- [Recorded data]:
---+---

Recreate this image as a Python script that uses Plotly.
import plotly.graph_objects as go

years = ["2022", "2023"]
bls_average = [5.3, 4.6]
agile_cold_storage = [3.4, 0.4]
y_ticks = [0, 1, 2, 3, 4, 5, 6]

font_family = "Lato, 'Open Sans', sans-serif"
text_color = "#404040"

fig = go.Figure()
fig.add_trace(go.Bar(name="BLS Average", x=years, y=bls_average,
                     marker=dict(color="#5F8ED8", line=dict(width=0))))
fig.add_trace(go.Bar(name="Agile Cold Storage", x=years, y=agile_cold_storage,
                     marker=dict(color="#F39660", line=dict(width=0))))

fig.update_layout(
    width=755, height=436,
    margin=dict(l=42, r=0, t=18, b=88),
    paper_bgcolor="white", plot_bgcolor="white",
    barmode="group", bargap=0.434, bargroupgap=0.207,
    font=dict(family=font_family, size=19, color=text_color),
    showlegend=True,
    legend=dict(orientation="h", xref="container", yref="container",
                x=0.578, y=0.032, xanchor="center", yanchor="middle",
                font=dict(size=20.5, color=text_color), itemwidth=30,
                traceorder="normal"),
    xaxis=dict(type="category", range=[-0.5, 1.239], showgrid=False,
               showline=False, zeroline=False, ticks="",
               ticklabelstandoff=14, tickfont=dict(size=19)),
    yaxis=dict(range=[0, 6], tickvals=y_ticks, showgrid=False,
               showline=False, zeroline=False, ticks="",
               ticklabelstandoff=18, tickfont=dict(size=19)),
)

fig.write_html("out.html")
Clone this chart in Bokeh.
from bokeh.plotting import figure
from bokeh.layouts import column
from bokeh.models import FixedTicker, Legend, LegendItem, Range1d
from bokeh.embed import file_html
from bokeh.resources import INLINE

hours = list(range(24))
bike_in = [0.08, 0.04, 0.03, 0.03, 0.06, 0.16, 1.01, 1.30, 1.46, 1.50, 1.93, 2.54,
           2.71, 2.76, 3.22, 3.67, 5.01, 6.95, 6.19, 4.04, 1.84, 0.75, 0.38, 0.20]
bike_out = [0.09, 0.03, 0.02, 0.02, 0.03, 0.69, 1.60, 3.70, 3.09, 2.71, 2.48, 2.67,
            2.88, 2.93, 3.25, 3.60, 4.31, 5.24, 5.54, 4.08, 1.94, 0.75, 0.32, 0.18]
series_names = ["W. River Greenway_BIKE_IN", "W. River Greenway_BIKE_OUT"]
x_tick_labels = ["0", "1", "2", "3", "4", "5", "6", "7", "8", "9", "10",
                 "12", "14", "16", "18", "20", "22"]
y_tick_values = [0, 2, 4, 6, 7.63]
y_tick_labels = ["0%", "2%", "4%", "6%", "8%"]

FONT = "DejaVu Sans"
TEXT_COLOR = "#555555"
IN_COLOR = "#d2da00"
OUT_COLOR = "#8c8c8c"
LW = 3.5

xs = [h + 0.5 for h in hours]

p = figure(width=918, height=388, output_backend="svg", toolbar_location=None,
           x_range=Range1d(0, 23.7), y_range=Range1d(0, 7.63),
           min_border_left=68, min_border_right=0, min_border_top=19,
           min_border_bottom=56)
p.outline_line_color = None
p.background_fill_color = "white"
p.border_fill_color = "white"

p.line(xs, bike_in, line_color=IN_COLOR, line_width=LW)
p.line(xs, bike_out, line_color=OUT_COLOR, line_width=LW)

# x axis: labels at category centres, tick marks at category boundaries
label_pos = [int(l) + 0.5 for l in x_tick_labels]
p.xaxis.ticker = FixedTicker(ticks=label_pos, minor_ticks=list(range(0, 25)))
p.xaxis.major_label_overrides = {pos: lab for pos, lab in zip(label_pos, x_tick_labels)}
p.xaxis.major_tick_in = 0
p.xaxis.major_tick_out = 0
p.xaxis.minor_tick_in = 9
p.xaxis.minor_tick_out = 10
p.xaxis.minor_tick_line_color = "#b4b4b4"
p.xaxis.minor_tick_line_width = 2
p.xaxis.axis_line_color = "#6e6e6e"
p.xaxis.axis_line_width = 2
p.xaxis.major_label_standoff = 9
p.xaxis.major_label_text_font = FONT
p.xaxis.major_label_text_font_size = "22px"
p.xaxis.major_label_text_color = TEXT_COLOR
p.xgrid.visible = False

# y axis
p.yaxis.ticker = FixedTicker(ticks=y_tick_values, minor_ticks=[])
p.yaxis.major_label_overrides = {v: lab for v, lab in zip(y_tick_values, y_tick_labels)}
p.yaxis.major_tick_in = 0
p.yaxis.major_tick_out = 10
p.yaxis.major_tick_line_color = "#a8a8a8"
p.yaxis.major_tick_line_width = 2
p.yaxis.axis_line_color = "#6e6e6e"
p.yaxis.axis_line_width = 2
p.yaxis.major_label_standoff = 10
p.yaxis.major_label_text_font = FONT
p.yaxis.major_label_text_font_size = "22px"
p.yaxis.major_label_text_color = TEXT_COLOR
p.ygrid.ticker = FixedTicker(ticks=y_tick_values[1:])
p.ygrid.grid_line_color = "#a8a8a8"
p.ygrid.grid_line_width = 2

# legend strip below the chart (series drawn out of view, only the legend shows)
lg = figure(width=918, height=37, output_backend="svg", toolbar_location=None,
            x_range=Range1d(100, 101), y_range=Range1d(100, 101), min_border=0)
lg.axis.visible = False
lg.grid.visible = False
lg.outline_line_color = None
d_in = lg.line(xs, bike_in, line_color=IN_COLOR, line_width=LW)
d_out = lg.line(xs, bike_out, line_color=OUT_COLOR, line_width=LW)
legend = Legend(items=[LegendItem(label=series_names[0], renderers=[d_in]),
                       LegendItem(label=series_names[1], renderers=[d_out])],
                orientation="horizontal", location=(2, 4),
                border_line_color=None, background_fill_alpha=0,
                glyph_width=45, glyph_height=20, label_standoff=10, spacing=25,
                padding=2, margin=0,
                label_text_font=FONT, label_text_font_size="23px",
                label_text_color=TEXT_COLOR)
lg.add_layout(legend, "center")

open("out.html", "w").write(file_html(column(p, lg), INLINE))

---+---

- [What you should do]: Extract the whole listing, character for character.

- [Right answer]:
Recreate this image as a Python script that uses Plotly.
import plotly.graph_objects as go

years = ["2022", "2023"]
bls_average = [5.3, 4.6]
agile_cold_storage = [3.4, 0.4]
y_ticks = [0, 1, 2, 3, 4, 5, 6]

font_family = "Lato, 'Open Sans', sans-serif"
text_color = "#404040"

fig = go.Figure()
fig.add_trace(go.Bar(name="BLS Average", x=years, y=bls_average,
                     marker=dict(color="#5F8ED8", line=dict(width=0))))
fig.add_trace(go.Bar(name="Agile Cold Storage", x=years, y=agile_cold_storage,
                     marker=dict(color="#F39660", line=dict(width=0))))

fig.update_layout(
    width=755, height=436,
    margin=dict(l=42, r=0, t=18, b=88),
    paper_bgcolor="white", plot_bgcolor="white",
    barmode="group", bargap=0.434, bargroupgap=0.207,
    font=dict(family=font_family, size=19, color=text_color),
    showlegend=True,
    legend=dict(orientation="h", xref="container", yref="container",
                x=0.578, y=0.032, xanchor="center", yanchor="middle",
                font=dict(size=20.5, color=text_color), itemwidth=30,
                traceorder="normal"),
    xaxis=dict(type="category", range=[-0.5, 1.239], showgrid=False,
               showline=False, zeroline=False, ticks="",
               ticklabelstandoff=14, tickfont=dict(size=19)),
    yaxis=dict(range=[0, 6], tickvals=y_ticks, showgrid=False,
               showline=False, zeroline=False, ticks="",
               ticklabelstandoff=18, tickfont=dict(size=19)),
)

fig.write_html("out.html")
Clone this chart in Bokeh.
from bokeh.plotting import figure
from bokeh.layouts import column
from bokeh.models import FixedTicker, Legend, LegendItem, Range1d
from bokeh.embed import file_html
from bokeh.resources import INLINE

hours = list(range(24))
bike_in = [0.08, 0.04, 0.03, 0.03, 0.06, 0.16, 1.01, 1.30, 1.46, 1.50, 1.93, 2.54,
           2.71, 2.76, 3.22, 3.67, 5.01, 6.95, 6.19, 4.04, 1.84, 0.75, 0.38, 0.20]
bike_out = [0.09, 0.03, 0.02, 0.02, 0.03, 0.69, 1.60, 3.70, 3.09, 2.71, 2.48, 2.67,
            2.88, 2.93, 3.25, 3.60, 4.31, 5.24, 5.54, 4.08, 1.94, 0.75, 0.32, 0.18]
series_names = ["W. River Greenway_BIKE_IN", "W. River Greenway_BIKE_OUT"]
x_tick_labels = ["0", "1", "2", "3", "4", "5", "6", "7", "8", "9", "10",
                 "12", "14", "16", "18", "20", "22"]
y_tick_values = [0, 2, 4, 6, 7.63]
y_tick_labels = ["0%", "2%", "4%", "6%", "8%"]

FONT = "DejaVu Sans"
TEXT_COLOR = "#555555"
IN_COLOR = "#d2da00"
OUT_COLOR = "#8c8c8c"
LW = 3.5

xs = [h + 0.5 for h in hours]

p = figure(width=918, height=388, output_backend="svg", toolbar_location=None,
           x_range=Range1d(0, 23.7), y_range=Range1d(0, 7.63),
           min_border_left=68, min_border_right=0, min_border_top=19,
           min_border_bottom=56)
p.outline_line_color = None
p.background_fill_color = "white"
p.border_fill_color = "white"

p.line(xs, bike_in, line_color=IN_COLOR, line_width=LW)
p.line(xs, bike_out, line_color=OUT_COLOR, line_width=LW)

# x axis: labels at category centres, tick marks at category boundaries
label_pos = [int(l) + 0.5 for l in x_tick_labels]
p.xaxis.ticker = FixedTicker(ticks=label_pos, minor_ticks=list(range(0, 25)))
p.xaxis.major_label_overrides = {pos: lab for pos, lab in zip(label_pos, x_tick_labels)}
p.xaxis.major_tick_in = 0
p.xaxis.major_tick_out = 0
p.xaxis.minor_tick_in = 9
p.xaxis.minor_tick_out = 10
p.xaxis.minor_tick_line_color = "#b4b4b4"
p.xaxis.minor_tick_line_width = 2
p.xaxis.axis_line_color = "#6e6e6e"
p.xaxis.axis_line_width = 2
p.xaxis.major_label_standoff = 9
p.xaxis.major_label_text_font = FONT
p.xaxis.major_label_text_font_size = "22px"
p.xaxis.major_label_text_color = TEXT_COLOR
p.xgrid.visible = False

# y axis
p.yaxis.ticker = FixedTicker(ticks=y_tick_values, minor_ticks=[])
p.yaxis.major_label_overrides = {v: lab for v, lab in zip(y_tick_values, y_tick_labels)}
p.yaxis.major_tick_in = 0
p.yaxis.major_tick_out = 10
p.yaxis.major_tick_line_color = "#a8a8a8"
p.yaxis.major_tick_line_width = 2
p.yaxis.axis_line_color = "#6e6e6e"
p.yaxis.axis_line_width = 2
p.yaxis.major_label_standoff = 10
p.yaxis.major_label_text_font = FONT
p.yaxis.major_label_text_font_size = "22px"
p.yaxis.major_label_text_color = TEXT_COLOR
p.ygrid.ticker = FixedTicker(ticks=y_tick_values[1:])
p.ygrid.grid_line_color = "#a8a8a8"
p.ygrid.grid_line_width = 2

# legend strip below the chart (series drawn out of view, only the legend shows)
lg = figure(width=918, height=37, output_backend="svg", toolbar_location=None,
            x_range=Range1d(100, 101), y_range=Range1d(100, 101), min_border=0)
lg.axis.visible = False
lg.grid.visible = False
lg.outline_line_color = None
d_in = lg.line(xs, bike_in, line_color=IN_COLOR, line_width=LW)
d_out = lg.line(xs, bike_out, line_color=OUT_COLOR, line_width=LW)
legend = Legend(items=[LegendItem(label=series_names[0], renderers=[d_in]),
                       LegendItem(label=series_names[1], renderers=[d_out])],
                orientation="horizontal", location=(2, 4),
                border_line_color=None, background_fill_alpha=0,
                glyph_width=45, glyph_height=20, label_standoff=10, spacing=25,
                padding=2, margin=0,
                label_text_font=FONT, label_text_font_size="23px",
                label_text_color=TEXT_COLOR)
lg.add_layout(legend, "center")

open("out.html", "w").write(file_html(column(p, lg), INLINE))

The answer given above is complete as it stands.